Catch him in the wild: In between frequent trips to and from New Haven and the Congo, you can catch Green at smart art parties with pals like Stella Schnabel and Rachel Feinstein.

Don’t be fooled: Green, (that’s Dr. Green to you) may look like he stepped out of Brideshead Revisited but he is no louche lad. Need proof? His dissertation focused on the art of the Teke people of West Central Africa from 1880 to 1920 and involved fieldwork at Mbe, Republic of the Congo. His next project is a show dedicated to the Nguni diaspora in early 19th century southern Africa.
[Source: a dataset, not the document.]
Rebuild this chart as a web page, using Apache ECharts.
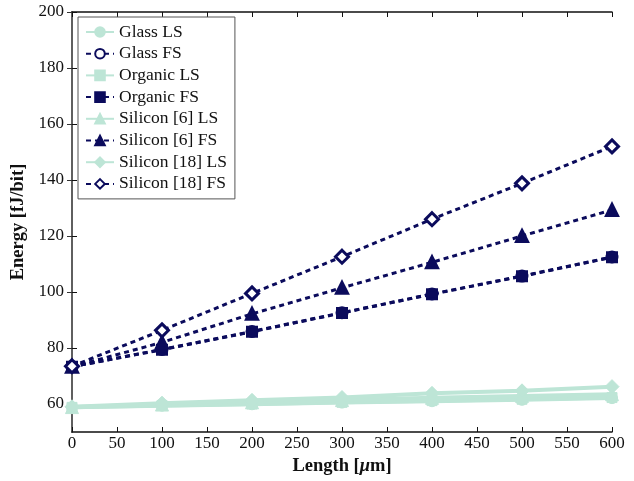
<!DOCTYPE html>
<html>
<head>
<meta charset="utf-8">
<script src="https://cdn.jsdelivr.net/npm/echarts@6/dist/echarts.min.js"></script>
<style>
  html, body { margin: 0; padding: 0; background: #fff; }
  #chart { width: 634px; height: 481px; }
</style>
</head>
<body>
<div id="chart"></div>
<script>
// Link length (µm) on the x axis
const lengths = [0, 100, 200, 300, 400, 500, 600];

// Energy per bit (fJ/bit), LS = light-colour solid, FS = dark dashed
const glassLS     = [58.8, 59.4, 59.9, 60.5, 61.0, 61.5, 62.1];
const glassFS     = [73.3, 79.5, 85.9, 92.6, 99.3, 105.7, 112.5];
const organicLS   = [58.8, 59.5, 60.0, 60.6, 61.2, 61.7, 62.3];
const organicFS   = [73.3, 79.4, 85.8, 92.5, 99.2, 105.6, 112.4];
const silicon6LS  = [58.9, 59.8, 60.6, 61.4, 62.2, 62.9, 63.5];
const silicon6FS  = [73.3, 82.0, 92.2, 101.5, 110.6, 120.0, 129.3];
const silicon18LS = [59.0, 60.3, 61.3, 62.3, 63.8, 64.7, 66.2];
const silicon18FS = [73.5, 86.3, 99.5, 112.6, 126.0, 138.8, 152.0];

const yTicks = [60, 80, 100, 120, 140, 160, 180, 200];

const MINT = '#bde5d6';
const NAVY = '#0b0b5c';
const FONT = 'Liberation Serif';

const pairs = v => lengths.map((x, i) => [x, v[i]]);

function lsSeries(name, data, symbol, size) {
  return {
    name, type: 'line', data: pairs(data),
    symbol, symbolSize: size,
    lineStyle: { color: MINT, width: 4, type: 'solid' },
    itemStyle: { color: MINT, borderColor: MINT, borderWidth: 1 },
    emphasis: { disabled: true }, z: 2
  };
}
function fsSeries(name, data, symbol, size, fill) {
  return {
    name, type: 'line', data: pairs(data),
    symbol, symbolSize: size,
    lineStyle: { color: NAVY, width: 3, type: [5, 4] },
    itemStyle: { color: fill, borderColor: NAVY, borderWidth: 3 },
    emphasis: { disabled: true }, z: 3
  };
}

const chart = echarts.init(document.getElementById('chart'));
chart.setOption({
  animation: false,
  backgroundColor: '#fff',
  grid: { left: 72, right: 22, top: 12, bottom: 49 },
  legend: {
    orient: 'vertical', left: 78, top: 17,
    backgroundColor: '#fff', borderColor: '#555', borderWidth: 1,
    padding: [6, 8, 6, 7],
    itemWidth: 28, itemHeight: 12, itemGap: 3.7,
    textStyle: { fontFamily: FONT, fontSize: 17.5, color: '#111' },
    data: ['Glass LS', 'Glass FS', 'Organic LS', 'Organic FS',
           'Silicon [6] LS', 'Silicon [6] FS', 'Silicon [18] LS', 'Silicon [18] FS']
  },
  xAxis: [{
    type: 'value', min: 0, max: 600, interval: 50, position: 'bottom',
    name: 'Length [{i|μ}m]', nameLocation: 'middle', nameGap: 24,
    nameTextStyle: {
      fontFamily: FONT, fontSize: 18.5, fontWeight: 'bold', color: '#111',
      rich: { i: { fontFamily: FONT, fontSize: 18.5, fontStyle: 'italic', color: '#111' } }
    },
    axisLine: { show: true, lineStyle: { color: '#111', width: 1.5 } },
    axisTick: { show: true, inside: true, length: 5, lineStyle: { color: '#111' } },
    axisLabel: { fontFamily: FONT, fontSize: 17, color: '#111', margin: 3 },
    splitLine: { show: false }
  }, {
    type: 'value', min: 0, max: 600, interval: 50, position: 'top',
    axisLine: { show: true, lineStyle: { color: '#111', width: 1.5 } },
    axisTick: { show: true, inside: true, length: 5, lineStyle: { color: '#111' } },
    axisLabel: { show: false }, splitLine: { show: false }
  }],
  yAxis: [{
    type: 'value', min: 50, max: 200, position: 'left',
    name: 'Energy [fJ/bit]', nameLocation: 'middle', nameGap: 44,
    nameTextStyle: { fontFamily: FONT, fontSize: 18.5, fontWeight: 'bold', color: '#111' },
    axisLine: { show: true, lineStyle: { color: '#111', width: 1.5 } },
    axisTick: { show: true, inside: true, length: 5, customValues: yTicks, lineStyle: { color: '#111' } },
    axisLabel: { fontFamily: FONT, fontSize: 17, color: '#111', margin: 8, customValues: yTicks },
    splitLine: { show: false }
  }, {
    type: 'value', min: 50, max: 200, position: 'right',
    axisLine: { show: true, lineStyle: { color: '#666', width: 1.5 } },
    axisTick: { show: true, inside: true, length: 5, customValues: yTicks, lineStyle: { color: '#333' } },
    axisLabel: { show: false }, splitLine: { show: false }
  }],
  series: [
    lsSeries('Glass LS', glassLS, 'circle', 11),
    fsSeries('Glass FS', glassFS, 'circle', 10, '#fff'),
    lsSeries('Organic LS', organicLS, 'rect', 10),
    fsSeries('Organic FS', organicFS, 'rect', 9, NAVY),
    lsSeries('Silicon [6] LS', silicon6LS, 'triangle', 13),
    fsSeries('Silicon [6] FS', silicon6FS, 'triangle', 11, NAVY),
    lsSeries('Silicon [18] LS', silicon18LS, 'diamond', 14),
    fsSeries('Silicon [18] FS', silicon18FS, 'diamond', 13, '#fff')
  ]
});
</script>
</body>
</html>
James Green and his research team Nomawonga Khumalo, Siyabonga Mkholo, Jesus Chilaizya, Princess Shashanzi Jele, Ackson Ngoma, Ntuthuko Khuzwayo.
James Green and his research team—Nomawonga Khumalo, Siyabonga Mkholo, Jesus Chilaizya, Princess Shashanzi Jele, Ackson Ngoma, Ntuthuko Khuzwayohe—at the 2024 Nc’Wala First Fruits Festival in Chipata, Eastern Zambia. Photo by Jabulani Dhlamini

Location is everything: Green is bringing more than a fresh eye to installations at Yale, he is focusing on how the museum got the goods. “We are really looking into the provenance and history, and looking into whether we have any objects we shouldn’t have,” he told Zip06. Along with making sure objects end up in their rightful place, he hopes to remind people that much of the art can still be seen in Africa, Green told the Yale Daily News.

Party spirit animal: The eland, an ox-like antelope, which was spiritual inspiration to prehistoric hunter-gatherer people and often found in cave art. It is versatile, sociable, and fleet of foot.

Prediction: Green’s exhibits will continue to strengthen the link between ancestral and contemporary art—and the link between Manhattan and New Haven. Now, if only he would go on the record about his favorite pizza place there.